There is no doubt that teaching English as a foreign language is a dreamy job. You basically get paid to spend your days hanging out with some cool people, playing games and having a fat chat. Ok, so there might be a bit of paperwork involved and some planning, preparation and marking, but other than that it’s really just a whole lot of fun and games.

Just kidding! To be honest, though it most definitely has its perks, being a TEFL teacher is a job, so you will experience difficulties and challenges just as you would with any other job. The difference is that as an EFL teacher these difficulties will be in the classroom rather than the boardroom. Here are three of the most common problems EFL teachers face in the classroom.

So much to plan, such little time

In the beginning it will feel like you are planning more than you are teaching because it will take you ages to plan even a 30-minute lesson. This may seem like a waste of time and energy but it is most certainly necessary in order to be able to carry out engaging and effective lessons.
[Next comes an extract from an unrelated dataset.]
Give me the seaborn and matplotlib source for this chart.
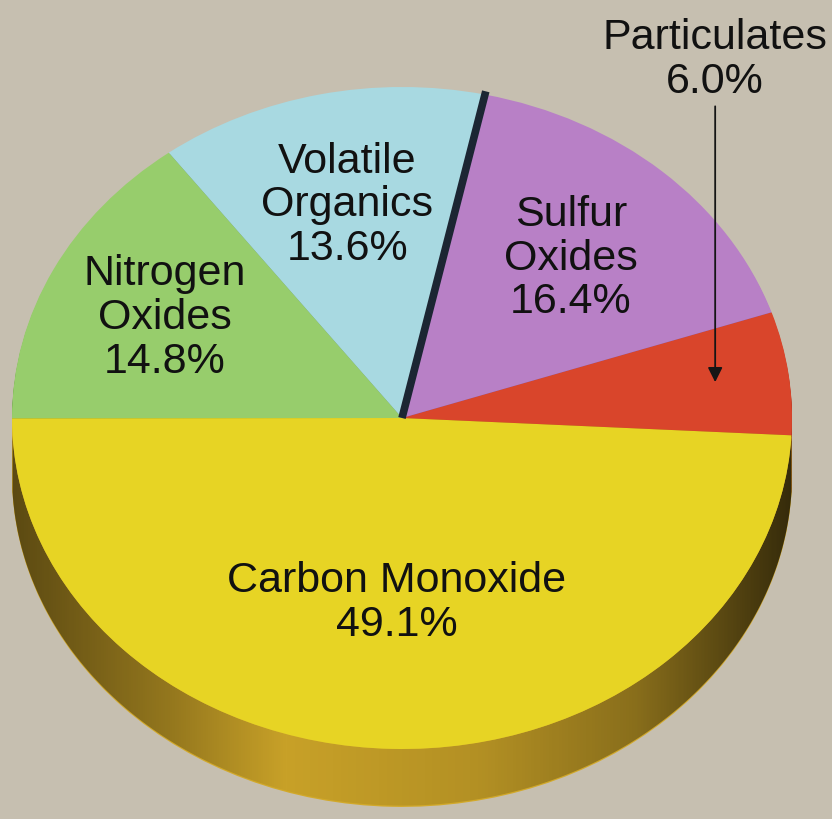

Don’t let this dishearten you; be comforted knowing that planning takes a long time for all of us when we start but it’ll get quicker over time.  Once you have done it a few times, you will get the hang of it and will soon be able to plan a lesson in record time.

Too much time in class

At the same time, no matter how much you plan there is always the chance you will have an extra five or ten minutes in your lesson which you haven’t planned for. Don’t panic, this is not uncommon. To make sure you utilise that time appropriately, have a bunch of quick activities up your sleeve for just such occasions. Revision games work especially well in these circumstances.

Mixed levels in one class

Though your class may be a Pre-Intermediate or an Advanced class by name, chances are there will be some students in your class who are not the exact level of the other students. Perhaps they are a bit lower or a bit higher in their level of English. There is not much you can do in these cases (besides moving them out of your class if possible) but if you find yourselves in this situation you will need to cater for all your students’ needs. How you can do this if your students are at differing levels is to pair up stronger and weaker students, have extra activities for the stronger students or have alternative materials for the lower students.

As a teacher you need to be prepared for any situation, but these three seem to be the most common problematic scenarios. As with anything in TEFL, if you are prepared, mentally and otherwise, then they won’t be as destructive as they could have been.